Once the flange is off, you'll be able to see the diff carrier taper bearing, and the stub axle, and then the bronze conical thrust ring. It very well may be in more than one piece. Normally, they are not a complete ring, and they do have a gap which looks like the ring has broken, but it is supposed to be there. If the ring is broken, it will be in more than one piece.
If it is broken in, say, 2 or 3 clean pieces, then it can be re-used, because once assembled, the pieces cannot go anywhere, and they'll still do their job.
They were added in there, along with the springs, to stop the stub axles from making a noise because of slop in the parts. The rings and springs add a bit of tension to the stub axles, and make them quiet. This tension is what is increased by the 40% and 80% shim kits.

Here is a better pic of the split in the ring that looks like a crack. To get the ring out, use a small pick or screwdriver to spin the ring around, and this will break the surface tension of the oil, and allow it to be slid off of the shaft.

Here you can see the flange, the spring that fits onto the bottom of the flange, then the spring cap.

The install is pretty much the reverse of the removal, to remove the flange seal, simply lever it out once the flange is removed.
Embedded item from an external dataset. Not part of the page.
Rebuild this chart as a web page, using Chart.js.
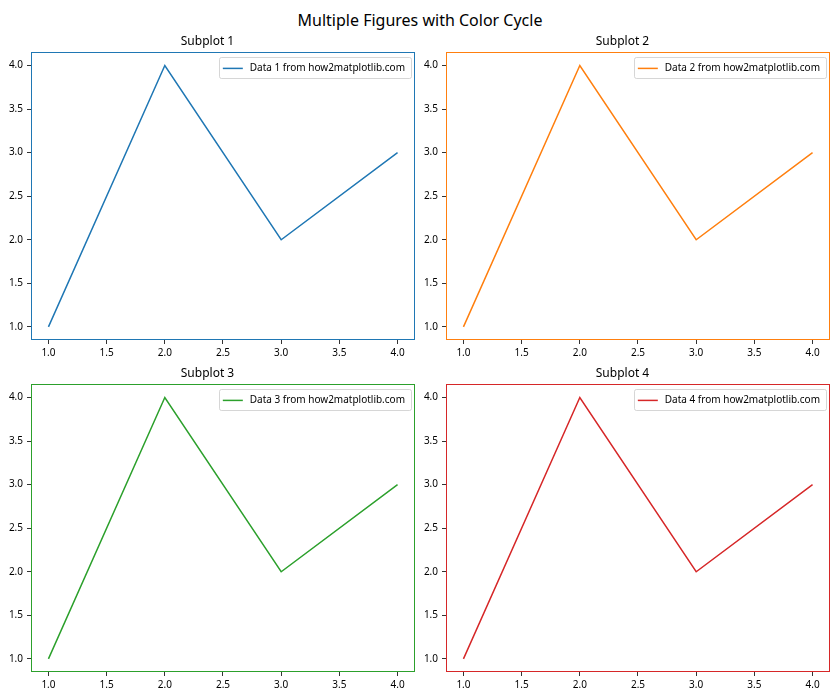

Be sure to coat the new seal in trans fluid to allow the seal to be installed smoothly. Also pack the inside of the seal lips with grease.

Use a tube the right size to allow you to press the seal in fully...


There is a spring behind the dust lip of the seal, don't allow that lip to roll up or the spring could pop out, and result in a leak.
When installing the circlip, VW suggest the use of special tool 30-23 to help seat the circlip in the groove if needed. The special tool is just a tube with an ID of 26mm to fit over the stub axle, but still catch the circlip. Use it to knock the circlip in and seat it fully.
Instead of the special tool, you can simply walk around the circlip with a flatblade screwdriver, shoving it into the groove and seating it fully by tapping the screw driver with a hammer as you seat it. Start in the middle, and work your way to the each end of the clip until it is fully seated.

Pop in a new cap seal in the center of the flange, and the job is done.

A pic showing the 100mm next to a 90mm flange on the trans, the 90mm is on the bottom trans.

Where to measure across to get the 90mm or 100mm measurement.

You can also measure the inner CV joint itself, and determine the size.
Take a piece of string and wrap it around the inner CV joint, right where it fits into the flange.... mark the string where it meets itself, so you know how far it is around the CV joint. Measure the string.
A bit over 11" (11.13) and it is a 90mm
CV/flange.
Just under 12.5" (12.36) and it is a 100mm CV/flange.